Most people can name the influential leaders and major battles of the past. Few can name the most destructive storms, the worst winters, the most devastating droughts.

In The Earth Transformed, ground-breaking historian Peter Frankopan shows that engagement with the natural world and with climatic change and their effects on us are not new: exploring, for instance, the development of religion and language and their relationships with the environment; tracing how growing demands for harvests resulted in the increased shipment of enslaved peoples; scrutinising how the desire to centralise agricultural surplus formed the origins of the bureaucratic state; and seeing how efforts to understand and manipulate the weather have a long and deep history. Understanding how past shifts in natural patterns have shaped history, and how our own species has shaped terrestrial, marine and atmospheric conditions is not just important but essential at a time of growing awareness of the severity of the climate crisis.

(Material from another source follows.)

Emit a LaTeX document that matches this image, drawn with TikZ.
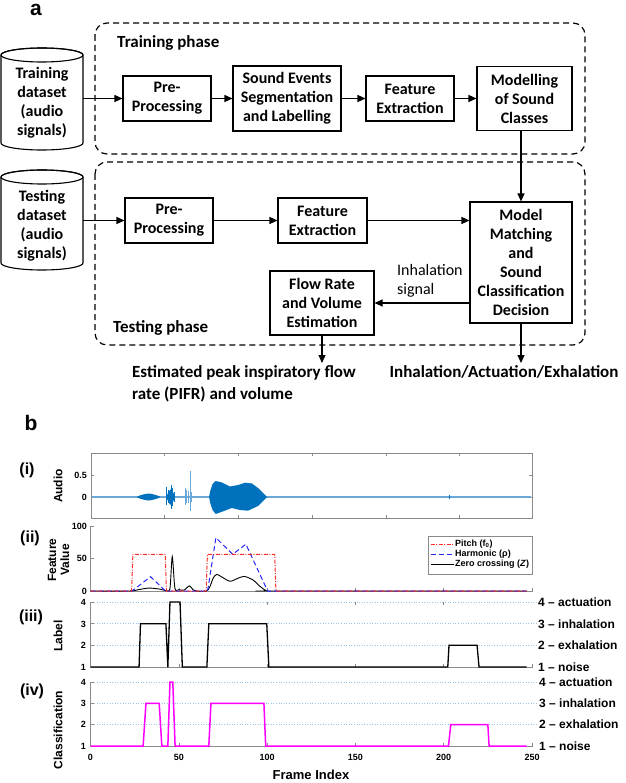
\documentclass[tikz,border=0pt]{standalone}
\usepackage{fontspec}
\setmainfont{Carlito}
\newfontfamily\arialf{Liberation Sans}
\usetikzlibrary{arrows.meta}
\definecolor{wave}{HTML}{0072BD}
\definecolor{wavelight}{HTML}{6AA8DA}
\definecolor{gridc}{HTML}{9DC3E6}
\definecolor{axc}{HTML}{8A8A8A}
\definecolor{mag}{HTML}{FF00FF}
\definecolor{pitchc}{HTML}{FF2A2A}
\definecolor{harmc}{HTML}{2626FF}
\begin{document}
\begin{tikzpicture}[x=1pt,y=-1pt,
  box/.style={draw, line width=1.1pt, fill=white, align=center, inner sep=0pt,
    font=\bfseries\fontsize{16}{19}\selectfont},
  phase/.style={draw, dash pattern=on 6pt off 4pt, line width=1.2pt, rounded corners=12pt},
  arr/.style={-{Triangle[length=8pt,width=7pt]}, line width=1.1pt},
  cyl/.style={line width=1.1pt, fill=white},
  cyltext/.style={align=center, inner sep=0pt, minimum width=82pt,
    font=\bfseries\fontsize{16}{19}\selectfont},
  phlabel/.style={anchor=west, inner sep=0pt, font=\bfseries\fontsize{17}{21}\selectfont},
  outtext/.style={inner sep=0pt, font=\bfseries\fontsize{17}{22}\selectfont},
  axis/.style={draw=axc, line width=0.6pt},
  gridl/.style={draw=gridc, line width=0.6pt, dotted},
  ticklbl/.style={inner sep=0pt, font=\arialf\bfseries\fontsize{9}{10}\selectfont},
  ylbl/.style={rotate=90, inner sep=0pt, align=center, font=\arialf\bfseries\fontsize{12}{13}\selectfont},
  panel/.style={inner sep=0pt, font=\arialf\bfseries\fontsize{16}{18}\selectfont},
  rlbl/.style={anchor=west, inner sep=0pt, font=\arialf\bfseries\fontsize{12}{14}\selectfont},
  leglbl/.style={anchor=west, inner sep=0pt, font=\arialf\bfseries\fontsize{9}{10}\selectfont},
  pitch/.style={draw=pitchc, line width=1pt, dash pattern=on 4pt off 1.5pt on 1pt off 1.5pt},
  harm/.style={draw=harmc, line width=1pt, dash pattern=on 5pt off 3pt},
  zc/.style={draw=black, line width=0.9pt},
  labl/.style={draw=black, line width=1.3pt},
  clsl/.style={draw=mag, line width=1.5pt}
]
\useasboundingbox (0,0) rectangle (625,783);

% ---------------- panel a ----------------
\node[inner sep=0pt, font=\arialf\bfseries\fontsize{21}{23}\selectfont] (lbla) at (36,10) {a};

\draw[phase] (95,23) rectangle (585,154);
\draw[phase] (95,162) rectangle (585,345);
\node[phlabel] (trainlbl) at (117,43) {Training phase};
\node[phlabel] (testlbl) at (113,328) {Testing phase};

% cylinders
\draw[cyl] (1,55) -- (1,143) arc[start angle=180, end angle=360, x radius=41pt, y radius=7pt] -- (83,55) arc[start angle=0, end angle=180, x radius=41pt, y radius=7pt] -- cycle;
\draw[line width=1.1pt] (42,55) ellipse[x radius=41pt, y radius=7pt];
\node[cyltext] (trainds) at (42,103) {Training\\dataset\\(audio\\signals)};

\draw[cyl] (1,177) -- (1,263) arc[start angle=180, end angle=360, x radius=41pt, y radius=7pt] -- (83,177) arc[start angle=0, end angle=180, x radius=41pt, y radius=7pt] -- cycle;
\draw[line width=1.1pt] (42,177) ellipse[x radius=41pt, y radius=7pt];
\node[cyltext] (testds) at (42,225.5) {Testing\\dataset\\(audio\\signals)};

% training boxes
\node[box, minimum width=88pt, minimum height=45pt] (tpre) at (167,98.5) {Pre-\\Processing};
\node[box, minimum width=108pt, minimum height=65pt] (seg) at (287,98.5) {Sound Events\\Segmentation\\and Labelling};
\node[box, minimum width=88pt, minimum height=45pt] (tfeat) at (410,98.5) {Feature\\Extraction};
\node[box, minimum width=95pt, minimum height=64pt] (model) at (524.5,98.5) {Modelling\\of Sound\\Classes};

% testing boxes
\node[box, minimum width=88pt, minimum height=45pt] (spre) at (169,220.5) {Pre-\\Processing};
\node[box, minimum width=89pt, minimum height=45pt] (sfeat) at (322.5,220.5) {Feature\\Extraction};
\node[box, minimum width=102pt, minimum height=121pt] (mm) at (521,262.5) {Model\\Matching\\and\\Sound\\Classification\\Decision};
\node[box, minimum width=104pt, minimum height=64pt] (flow) at (322,303) {Flow Rate\\and Volume\\Estimation};

\node[anchor=west, inner sep=0pt, align=left, font=\fontsize{16}{18.5}\selectfont] (inh) at (397,281) {Inhalation\\signal};

% arrows
\draw[arr] (83,98.5) -- (tpre.west);
\draw[arr] (tpre.east) -- (seg.west);
\draw[arr] (seg.east) -- (tfeat.west);
\draw[arr] (tfeat.east) -- (model.west);
\draw[arr] (model.south -| mm.north) -- (mm.north);
\draw[arr] (83,220.5) -- (spre.west);
\draw[arr] (spre.east) -- (sfeat.west);
\draw[arr] (sfeat.east) -- (mm.west |- sfeat.east);
\draw[arr] (mm.west |- flow.east) -- (flow.east);
\coordinate (flowout) at (322,363);
\coordinate (mmout) at (521,363);
\draw[arr] (flow.south) -- (flowout);
\draw[arr] (mm.south) -- (mmout);

\node[outtext, anchor=north west, align=left] (pifr) at (132,365) {Estimated peak inspiratory flow\\rate (PIFR) and volume};
\node[outtext, anchor=north] (cls) at (504,365) {Inhalation/Actuation/Exhalation};

% ---------------- panel b ----------------
\node[inner sep=0pt, font=\arialf\bfseries\fontsize{21}{23}\selectfont] (lblb) at (31,423) {b};

\node[panel] (pi) at (27,470) {(i)};
\node[panel] (pii) at (30,538) {(ii)};
\node[panel] (piii) at (31,617) {(iii)};
\node[panel] (piv) at (32,691) {(iv)};

\node[ylbl] (yaudio) at (58,486) {Audio};
\node[ylbl] (yfeat) at (58.5,560) {Feature\\Value};
\node[ylbl] (ylab) at (58,636) {Label};
\node[ylbl] (ycls) at (58,730) {Classification};

% (i) audio
\draw[axis] (91,453) rectangle (532,518);
\foreach \x in {164,238,312,386,459} {
  \draw[axis] (\x,518) -- (\x,515);
  \draw[axis] (\x,453) -- (\x,456);
}
\foreach \y in {475,497} {
  \draw[axis] (91,\y) -- (94,\y);
  \draw[axis] (532,\y) -- (529,\y);
}
\node[ticklbl, anchor=east] (a05) at (87,475) {0.5};
\node[ticklbl, anchor=east] (a0) at (87,497) {0};
\draw[wavelight, line width=1.3pt] (92,497) -- (531,497);
\fill[wave] plot[smooth cycle, tension=0.6] coordinates {(137,497) (143,494.5) (148,493.5) (154,494.5) (160,497) (154,499.5) (148,500.5) (143,499.5)};
\fill[wave] (166,497) -- (169,491) -- (171,489) -- (173,492) -- (175,497) -- (173,502) -- (171,505) -- (169,503) -- cycle;
\foreach \x/\a/\b in {166.7/486.7/505, 168/490/503, 171/485/509, 172.3/488/506, 174/492/502} {
  \draw[wave, line width=0.6pt] (\x,\a) -- (\x,\b);
}
\foreach \x/\a/\b in {185/488/505, 186.5/490/503, 188/491/503, 190/471/511, 191.3/492/502} {
  \draw[wavelight, line width=0.7pt] (\x,\a) -- (\x,\b);
}
\fill[wave] (209,497) -- (210.5,490) -- (212.5,484) -- (215.7,481) -- (222,482.5) -- (230,486.5) -- (238,485) -- (245,482.7) -- (252,483.5) -- (258,488) -- (263,493) -- (267,497) -- (263,501) -- (258,506) -- (248,510.7) -- (240,510) -- (231.7,508) -- (224,511) -- (215.7,514) -- (212.5,510) -- (210.5,504) -- cycle;
\draw[wave, line width=0.6pt] (449,495) -- (449,499);

% (ii) features
\begin{scope}[shift={(90.5,591)}, x=1.766pt, y=0.65pt]
  \draw[axis] (0,100) -- (0,0) -- (250,0) -- ++(0pt,3pt);
  \foreach \t in {50,100,150,200} \draw[axis] (\t,0) -- ++(0pt,3pt);
  \foreach \v in {0,50,100} \draw[axis] (0,\v) -- ++(3pt,0pt);
  \draw[zc] plot[smooth, tension=0.45] coordinates {(0,0) (22,0) (27,2) (33,4.5) (39,3) (43,0.5) (45,4) (46.3,53) (47.8,4) (50,2) (53,1.5) (56,8) (58,2) (60,0) (65.5,0) (67.5,6) (69.5,20) (71.5,25.5) (75,20.5) (79,15) (83,19) (87,22.5) (92,17) (96,7) (99.5,0.5) (102,0) (247,0)};
  \draw[harm] (0,0) -- (23.5,0) -- (34,22) -- (42.5,0) -- (66.3,0) -- (71,82) -- (80.5,56.5) -- (88,72) -- (100.3,0) -- (247,0);
  \draw[pitch] (0,0) -- (23.3,0) -- (24,56.5) -- (42.3,56.5) -- (43,0) -- (65.5,0) -- (66.2,56.5) -- (104.3,56.5) -- (105,0) -- (247,0);
\end{scope}
\node[ticklbl, anchor=east] (f100) at (87,526) {100};
\node[ticklbl, anchor=east] (f50) at (87,558.5) {50};
\node[ticklbl, anchor=east] (f0) at (87,591) {0};

% legend
\draw[draw=axc, line width=0.6pt, fill=white] (428,536) rectangle (532,574);
\draw[pitch] (430.5,544.5) -- (453.5,544.5);
\draw[harm] (430.5,554.5) -- (453.5,554.5);
\draw[zc] (430.5,564.5) -- (453.5,564.5);
\node[leglbl] (lg1) at (455,544.5) {Pitch (f\textsubscript{0})};
\node[leglbl] (lg2) at (455,554.5) {Harmonic (ρ)};
\node[leglbl] (lg3) at (455,564.5) {Zero crossing (\textit{Z})};

% (iii) label
\begin{scope}[shift={(90.5,667)}, x=1.766pt, y=21.67pt]
  \foreach \v in {1,2,3} \draw[gridl] (2,\v) -- (252.5,\v);
  \draw[axis] (0,3) -- (0,0) -- (250,0) -- ++(0pt,3pt);
  \foreach \t in {50,100,150,200} {
    \draw[axis] (\t,0) -- ++(0pt,3pt);
    \draw[axis] (\t,3) -- ++(0pt,-3pt);
  }
  \foreach \v in {0,1,2,3} \draw[axis] (0,\v) -- ++(3pt,0pt);
  \draw[labl] (0,0) -- (27.5,0) -- (28.3,2) -- (42.7,2) -- (43.8,0) -- (45,3) -- (50.7,3) -- (52,0) -- (65.9,0) -- (67,2) -- (99.8,2) -- (101,0) -- (202.3,0) -- (203,1) -- (218.9,1) -- (220,0) -- (247,0);
\end{scope}
\node[ticklbl, anchor=east] (l4) at (86,602) {4};
\node[ticklbl, anchor=east] (l3) at (86,624) {3};
\node[ticklbl, anchor=east] (l2) at (86,645.5) {2};
\node[ticklbl, anchor=east] (l1) at (86,667) {1};
\node[rlbl] (r4) at (538,602) {4 – actuation};
\node[rlbl] (r3) at (538,624) {3 – inhalation};
\node[rlbl] (r2) at (538,645.5) {2 – exhalation};
\node[rlbl] (r1) at (538,667) {1 – noise};

% (iv) classification
\begin{scope}[shift={(90.5,746)}, x=1.766pt, y=21.33pt]
  \foreach \v in {1,2,3} \draw[gridl] (2,\v) -- (252.5,\v);
  \draw[axis] (0,3) -- (0,0) -- (250,0) -- ++(0pt,3pt);
  \foreach \t in {50,100,150,200} \draw[axis] (\t,0) -- ++(0pt,3pt);
  \foreach \v in {0,1,2,3} \draw[axis] (0,\v) -- ++(3pt,0pt);
  \draw[clsl] (0,0) -- (29.8,0) -- (31.4,2) -- (38.9,2) -- (40.4,0) -- (43.8,0) -- (45,3) -- (46.6,3) -- (47.9,0) -- (67,0) -- (68.2,2) -- (98.2,2) -- (99.2,0) -- (202.7,0) -- (204,1) -- (225,1) -- (225.7,0) -- (247,0);
\end{scope}
\node[ticklbl, anchor=east] (c4) at (86,682) {4};
\node[ticklbl, anchor=east] (c3) at (86,703) {3};
\node[ticklbl, anchor=east] (c2) at (86,724.5) {2};
\node[ticklbl, anchor=east] (c1) at (86,746) {1};
\node[rlbl] (s4) at (539,682) {4 – actuation};
\node[rlbl] (s3) at (539,703) {3 – inhalation};
\node[rlbl] (s2) at (539,724.5) {2 – exhalation};
\node[rlbl] (s1) at (539,746) {1 – noise};

\foreach \t/\n in {0/x0, 50/x50, 100/x100, 150/x150, 200/x200, 250/x250}
  \node[ticklbl] (\n) at ({90.5+1.766*\t},757.5) {\t};
\node[inner sep=0pt, font=\arialf\bfseries\fontsize{13}{14}\selectfont] (xlab) at (311,774.5) {Frame Index};
\end{tikzpicture}
\end{document}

Taking us from the Big Bang to the present day, The Earth Transformed forces us to reckon with humankind's continuing efforts to make sense of the natural world.

Customer Reviews (1)

  • Fascinating and cautious environmental history on a big canvas
    By Leon (NHBS Catalogue Editor) 31 Mar 2023 Written for Hardback


    After writing two history bestsellers, professor of global history Peter Frankopan now turns his attention to environmental history. Bloomsbury is gunning for another bestseller and has thrown the full weight of its marketing machine behind it; you will have been hard-pressed to miss The Earth Transformed if you have visited a UK bookshop recently.

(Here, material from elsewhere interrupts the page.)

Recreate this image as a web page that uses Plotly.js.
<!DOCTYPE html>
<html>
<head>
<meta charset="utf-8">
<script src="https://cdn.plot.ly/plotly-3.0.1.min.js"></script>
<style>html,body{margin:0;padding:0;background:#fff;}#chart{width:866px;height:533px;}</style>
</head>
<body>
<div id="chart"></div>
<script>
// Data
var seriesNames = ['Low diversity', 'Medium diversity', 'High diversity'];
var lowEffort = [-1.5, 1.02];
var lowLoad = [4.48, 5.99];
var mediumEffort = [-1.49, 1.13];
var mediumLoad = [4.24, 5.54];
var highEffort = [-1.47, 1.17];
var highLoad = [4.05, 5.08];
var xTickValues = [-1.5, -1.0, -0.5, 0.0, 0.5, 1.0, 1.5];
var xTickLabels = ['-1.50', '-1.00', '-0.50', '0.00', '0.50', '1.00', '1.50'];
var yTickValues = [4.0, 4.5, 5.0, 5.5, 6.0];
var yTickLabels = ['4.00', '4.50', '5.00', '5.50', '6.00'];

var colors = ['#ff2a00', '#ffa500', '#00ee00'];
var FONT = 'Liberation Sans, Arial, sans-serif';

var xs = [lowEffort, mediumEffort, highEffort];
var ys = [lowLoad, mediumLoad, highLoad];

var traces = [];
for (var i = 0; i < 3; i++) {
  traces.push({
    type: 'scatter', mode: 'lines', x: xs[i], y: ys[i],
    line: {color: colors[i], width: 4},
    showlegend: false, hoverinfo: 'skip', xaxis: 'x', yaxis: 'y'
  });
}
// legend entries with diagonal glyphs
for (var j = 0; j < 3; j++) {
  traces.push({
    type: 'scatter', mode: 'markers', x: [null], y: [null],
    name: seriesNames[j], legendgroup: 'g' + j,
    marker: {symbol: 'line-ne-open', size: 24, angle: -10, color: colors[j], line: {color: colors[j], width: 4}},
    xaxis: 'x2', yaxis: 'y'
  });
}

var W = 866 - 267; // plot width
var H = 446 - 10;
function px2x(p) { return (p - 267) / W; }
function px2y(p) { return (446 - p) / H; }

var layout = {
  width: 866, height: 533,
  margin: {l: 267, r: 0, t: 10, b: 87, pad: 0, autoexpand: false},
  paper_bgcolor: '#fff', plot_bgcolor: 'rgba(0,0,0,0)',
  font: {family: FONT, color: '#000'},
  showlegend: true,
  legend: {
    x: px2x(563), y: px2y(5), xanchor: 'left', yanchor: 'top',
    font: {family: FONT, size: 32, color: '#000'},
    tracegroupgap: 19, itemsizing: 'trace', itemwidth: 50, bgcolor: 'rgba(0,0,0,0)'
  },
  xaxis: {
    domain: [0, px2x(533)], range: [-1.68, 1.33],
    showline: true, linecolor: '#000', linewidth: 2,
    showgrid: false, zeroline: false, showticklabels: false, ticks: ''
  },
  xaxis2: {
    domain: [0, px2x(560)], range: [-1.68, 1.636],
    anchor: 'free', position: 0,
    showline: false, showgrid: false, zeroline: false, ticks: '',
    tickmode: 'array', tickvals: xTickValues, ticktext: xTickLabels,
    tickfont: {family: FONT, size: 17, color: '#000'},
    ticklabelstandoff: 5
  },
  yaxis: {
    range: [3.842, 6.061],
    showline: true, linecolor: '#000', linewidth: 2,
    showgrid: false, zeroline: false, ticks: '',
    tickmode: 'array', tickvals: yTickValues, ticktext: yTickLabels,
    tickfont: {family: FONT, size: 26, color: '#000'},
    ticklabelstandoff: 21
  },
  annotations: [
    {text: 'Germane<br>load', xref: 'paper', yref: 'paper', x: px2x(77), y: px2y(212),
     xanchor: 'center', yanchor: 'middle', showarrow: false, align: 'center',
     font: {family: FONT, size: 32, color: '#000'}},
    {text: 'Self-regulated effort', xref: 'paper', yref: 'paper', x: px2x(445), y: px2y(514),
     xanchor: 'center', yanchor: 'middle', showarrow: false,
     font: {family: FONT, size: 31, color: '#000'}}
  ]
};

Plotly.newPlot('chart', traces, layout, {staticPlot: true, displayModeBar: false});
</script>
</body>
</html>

    The first thing you will notice, after that beautiful green cover, is the size of this book; at 724 pages Frankopan's biggest yet. Especially if you consider that he put the footnotes in a separate 212-page PDF that can be downloaded from the Bloomsbury website. The Earth Transformed is similarly expansive in scope, nominally taking you from the dawn of time to today. I say "nominally" as the first two chapters cover 4.5 billion years up to the start of agriculture, so can do no more than give a nod to deep time and human evolution. They are well-executed nods, though, pointing out how past geological events have clustered important natural resources in certain places, underlying many of today's geopolitical power games, and acknowledging the complexities of human evolution.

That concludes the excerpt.